To avoid bifurcation, here’s a couple of otherthreads on that subject.
ie. your calculation outputs a different decision: as I said before to the free-will advocates, so be it. Start a thread, roger, and I’ll be happy to contribute. (Incidentally, any progress on your belief that humans, dinosaurs and trilobites co-existed?)
Sums up my feelings on the matter exactly. When you declare something to be art, it is art. You are inviting people to examine whatever exists within the frame as both a creation and a presentation, whether or not you are the initial creator or presenter.
You smear some paint on a canvas, put it in a frame, put it on the wall. It’s art. It may make everyone who sees it think they’re looking at a Madonna and child, or it may give some people one impression and others another and still others no impression at all, but that does not stop it from being art.
There are few things that reveal ignorance (at best) more than being a hard-liner about what is or is not art, what is or is not music, or whatever. There is no way the nature of art can be turned into a black/white, either/or issue. Anyone who thinks so is a moron. What is one person’s “garbage any child could do” is another man’s masterpiece. I’m not saying that there cannot be more or less universally agreed-upon standards; I’m saying it is impossible to draw anything like a clear line between art and non-art.
What one likes and dislikes, of course, is another story.
But then, I’m a fan of an art form that has always been essentially abstract–that frequently represents nothing in particular–and that is music.
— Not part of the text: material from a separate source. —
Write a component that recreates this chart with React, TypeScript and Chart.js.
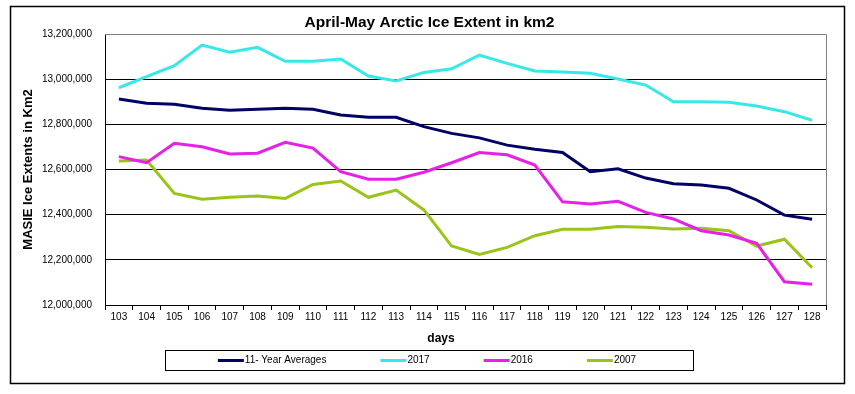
import React, { useEffect, useRef } from "react";
import { Chart, registerables } from "chart.js";

Chart.register(...registerables);

const chartTitle = "April-May Arctic Ice Extent in km2";
const xAxisTitle = "days";
const yAxisTitle = "MASIE Ice Extents in Km2";

const days = [
  "103", "104", "105", "106", "107", "108", "109", "110", "111", "112", "113", "114", "115",
  "116", "117", "118", "119", "120", "121", "122", "123", "124", "125", "126", "127", "128",
];

const avg11Year = [
  12912000, 12893000, 12889000, 12871000, 12862000, 12867000, 12871000, 12867000, 12841000,
  12831000, 12831000, 12790000, 12760000, 12740000, 12708000, 12690000, 12675000, 12590000,
  12603000, 12562000, 12537000, 12531000, 12517000, 12465000, 12398000, 12380000,
];
const ext2017 = [
  12962000, 13011000, 13060000, 13151000, 13119000, 13141000, 13079000, 13079000, 13089000,
  13014000, 12992000, 13030000, 13046000, 13107000, 13070000, 13036000, 13032000, 13026000,
  13001000, 12974000, 12900000, 12900000, 12898000, 12881000, 12856000, 12818000,
];
const ext2016 = [
  12657000, 12630000, 12716000, 12701000, 12669000, 12672000, 12720000, 12695000, 12590000,
  12557000, 12557000, 12588000, 12630000, 12675000, 12665000, 12620000, 12457000, 12447000,
  12459000, 12410000, 12381000, 12329000, 12310000, 12273000, 12103000, 12092000,
];
const ext2007 = [
  12638000, 12642000, 12494000, 12468000, 12477000, 12483000, 12472000, 12534000, 12549000,
  12477000, 12509000, 12421000, 12261000, 12224000, 12255000, 12307000, 12335000, 12335000,
  12348000, 12344000, 12337000, 12340000, 12329000, 12261000, 12291000, 12165000,
];

const seriesNames = ["11- Year Averages", "2017", "2016", "2007"];
const seriesColors = ["#000066", "#38E8E8", "#E620E6", "#9BC41A"];

const yMin = 12000000;
const yMax = 13200000;
const yStep = 200000;

const FONT = "'Liberation Sans', Arial, sans-serif";

const decorPlugin = {
  id: "decor",
  afterLayout(chart: any) {
    if (chart.titleBlock) {
      chart.titleBlock.left += 6;
      chart.titleBlock.right += 6;
    }
  },
  beforeDraw(chart: any) {
    const ctx = chart.ctx;
    ctx.save();
    ctx.fillStyle = "#ffffff";
    ctx.fillRect(0, 0, chart.width, chart.height);
    ctx.strokeStyle = "#000000";
    ctx.lineWidth = 1.5;
    ctx.strokeRect(10.5, 6.5, chart.width - 21, chart.height - 17);
    ctx.restore();
  },
  beforeDatasetsDraw(chart: any) {
    const { ctx, chartArea } = chart;
    ctx.save();
    ctx.strokeStyle = "#808080";
    ctx.lineWidth = 1;
    ctx.beginPath();
    ctx.moveTo(chartArea.left, chartArea.top + 0.5);
    ctx.lineTo(chartArea.right + 0.5, chartArea.top + 0.5);
    ctx.lineTo(chartArea.right + 0.5, chartArea.bottom);
    ctx.stroke();
    ctx.restore();
  },
  afterDraw(chart: any) {
    const { ctx, chartArea } = chart;
    const center = chart.width / 2 + 1.5;
    ctx.save();
    // x-axis title
    ctx.fillStyle = "#000";
    ctx.font = `bold 12px ${FONT}`;
    ctx.textAlign = "center";
    ctx.textBaseline = "middle";
    ctx.fillText(xAxisTitle, center + 12, chartArea.bottom + 34);

    // legend
    ctx.font = `10px ${FONT}`;
    const lineLen = 26;
    const textGap = 1;
    const gap = 54;
    const items = chart.data.datasets.map((d: any) => ({
      label: d.label as string,
      color: d.borderColor as string,
      w: lineLen + textGap + ctx.measureText(d.label).width,
    }));
    const total = items.reduce((a: number, it: any) => a + it.w, 0) + gap * (items.length - 1);
    const boxW = total + 110;
    const boxTop = chartArea.bottom + 45;
    const boxH = 20;
    ctx.strokeStyle = "#000";
    ctx.lineWidth = 1;
    ctx.strokeRect(Math.round(center - boxW / 2) + 0.5, boxTop + 0.5, Math.round(boxW), boxH);
    let x = center - total / 2 - 2;
    const yMid = boxTop + boxH / 2 + 0.5;
    ctx.textAlign = "left";
    ctx.textBaseline = "middle";
    items.forEach((it: any) => {
      ctx.strokeStyle = it.color;
      ctx.lineWidth = 3;
      ctx.beginPath();
      ctx.moveTo(x, yMid);
      ctx.lineTo(x + lineLen, yMid);
      ctx.stroke();
      ctx.fillStyle = "#000";
      ctx.fillText(it.label, x + lineLen + textGap, yMid);
      x += it.w + gap;
    });
    ctx.restore();
  },
};

export default function App() {
  const ref = useRef<HTMLCanvasElement>(null);
  useEffect(() => {
    document.body.style.margin = "0";
    const seriesData = [avg11Year, ext2017, ext2016, ext2007];
    const chart = new Chart(ref.current as HTMLCanvasElement, {
      type: "line",
      data: {
        labels: days,
        datasets: seriesData.map((d, i) => ({
          label: seriesNames[i],
          data: d,
          borderColor: seriesColors[i],
          backgroundColor: seriesColors[i],
          borderWidth: 3,
          pointRadius: 0,
          tension: 0,
          fill: false,
        })),
      },
      options: {
        responsive: false,
        animation: false,
        devicePixelRatio: 1,
        layout: { padding: { left: 21, right: 29, top: 0, bottom: 49 } },
        plugins: {
          legend: { display: false },
          tooltip: { enabled: false },
          title: {
            display: true,
            text: chartTitle,
            color: "#000",
            font: { family: FONT, size: 15.5, weight: "bold" },
            padding: { top: 13.7, bottom: 1.7 },
          },
        },
        scales: {
          x: {
            type: "category",
            offset: true,
            grid: {
              display: true,
              drawOnChartArea: false,
              drawTicks: true,
              tickLength: 5,
              color: "#000",
              offset: true,
            },
            border: { display: true, color: "#000" },
            ticks: {
              color: "#000",
              font: { family: FONT, size: 10 },
              padding: 1,
              maxRotation: 0,
              autoSkip: false,
            },
            afterFit: (s: any) => {
              s.height = 40;
            },
          },
          y: {
            min: yMin,
            max: yMax,
            ticks: {
              stepSize: yStep,
              padding: 13,
              color: "#000",
              font: { family: FONT, size: 10 },
              callback: (v: any) => Number(v).toLocaleString("en-US"),
            },
            grid: {
              drawTicks: false,
              color: (c: any) => (c.tick && c.tick.value === yMax ? "#808080" : "#000"),
            },
            border: { display: true, color: "#000" },
            title: {
              display: true,
              text: yAxisTitle,
              color: "#000",
              font: { family: FONT, size: 13, weight: "bold" },
              padding: { top: 0, bottom: 0 },
            },
            afterFit: (s: any) => {
              s.width = 84;
            },
          },
        },
      },
      plugins: [decorPlugin],
    });
    return () => chart.destroy();
  }, []);
  return <canvas ref={ref} width={855} height={394} style={{ display: "block" }} />;
}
Or, tell me exactly what the Prelude from the Suite #2 in d minor for solo cello, BWV 1008, by J.S.Bach is representive of…
Orwell’s 1984 had a bit about a machine that could spew out those simple tunes for the proles. Modern pop music seems quite formalistic, perhaps a machine can be constructed that could make pop-hits. Perhaps a machine can be made that could produce Prelude from the Suite #2 in d minor for solo cello, by HAL. It would still be great music, but would it still be art? (and would you love it as much?) I guess I don’t have an answer anymore - but I’m pretty sure I wouldn’t like it as much.